COPPERTON — An attractive copper market fueled by the metal’s use in electric vehicles and renewable power technologies is stoking a $1.5 billion investment by Rio Tinto to expand mining operations at Kennecott over the next six years, extending the life of the mine on the west side of the Salt Lake Valley for more than a decade.

“This is an attractive, high-value and low-risk investment that will ensure Kennecott produces copper and other critical materials to at least 2032,” said Rio Tinto CEO Jean-Sébastien Jacques, adding that mine closures impacting supply are also a key factor in the expansion.

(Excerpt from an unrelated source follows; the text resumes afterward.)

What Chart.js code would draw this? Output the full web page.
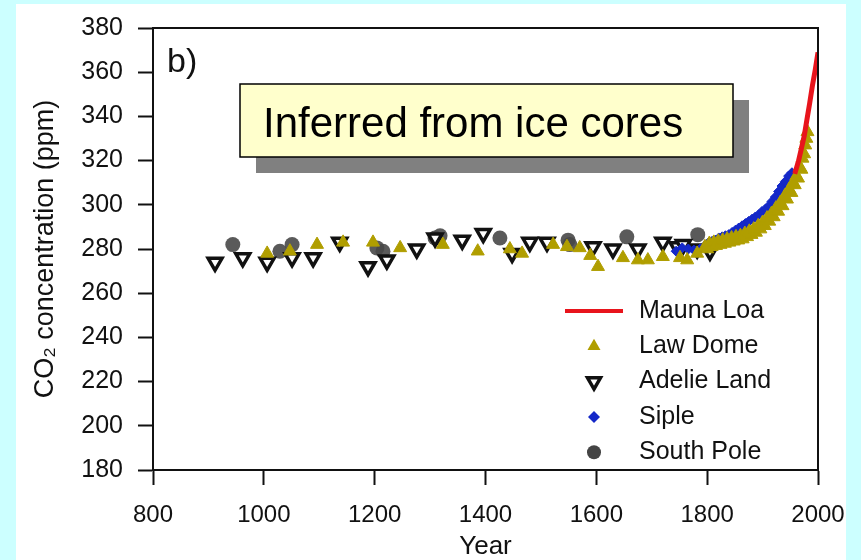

“Kennecott is uniquely positioned to meet strong demand in the United States and delivers almost 20% of the country’s copper production,” he said in a news release. “North American manufacturers have relied on high-quality products from Kennecott for the past century and this investment means it will continue to be a source of essential materials into the next decade.”

Utah Gov. Gary Herbert, in a prepared statement, praised the Tuesday announcement.

“This significant investment will continue to fuel economic growth and employment for many years. I am grateful to Rio Tinto for continuing to invest in Utah,” he said. “They have shown commitment to business in our state, and we are grateful to them for being upstanding corporate citizens in our community.”

Sen. Mitt Romney, R-Utah, also reacted to the news on social media.

“Not only does this announcement mean security for thousands of jobs and continued economic growth, but it also means minerals critical to our national defense can be extracted within our state,” he said on Twitter.

The investment will extend strip-waste rock mining and support additional infrastructure development in the second phase of what’s called the the South Wall Pushback project so mining can continue into a new area of the ore body. It will result in delivering close to 1 million metric tons of refined copper between 2026 and 2032.

With this project, Rio Tinto has invested more than $5 billion in modernization, environmental stewardship and mine-life extension initiatives since it acquired Kennecott in 1989, according to a release by the company.

The first phase of the project is expected to be completed in 2021.

In addition to copper, Kennecott is one of the largest producers of gold, silver and molybdenum in North America, and is a potential source of critical minerals such as rhenium and tellurium. 

The complex operates on Rio Tinto’s privately owned land of 95,000 acres and hosts one of the most advanced copper and precious metals smelters in the world. It processes concentrate from Kennecott and third parties, and is one of only three smelters in the United States. 

That smelter has produced 8,000 tons of recycled copper since 2008. The mine itself is three-quarters of a mile deep and 1 34 miles across.

Kennecott employs 1,900 people and indirectly supports another 11,000 workers.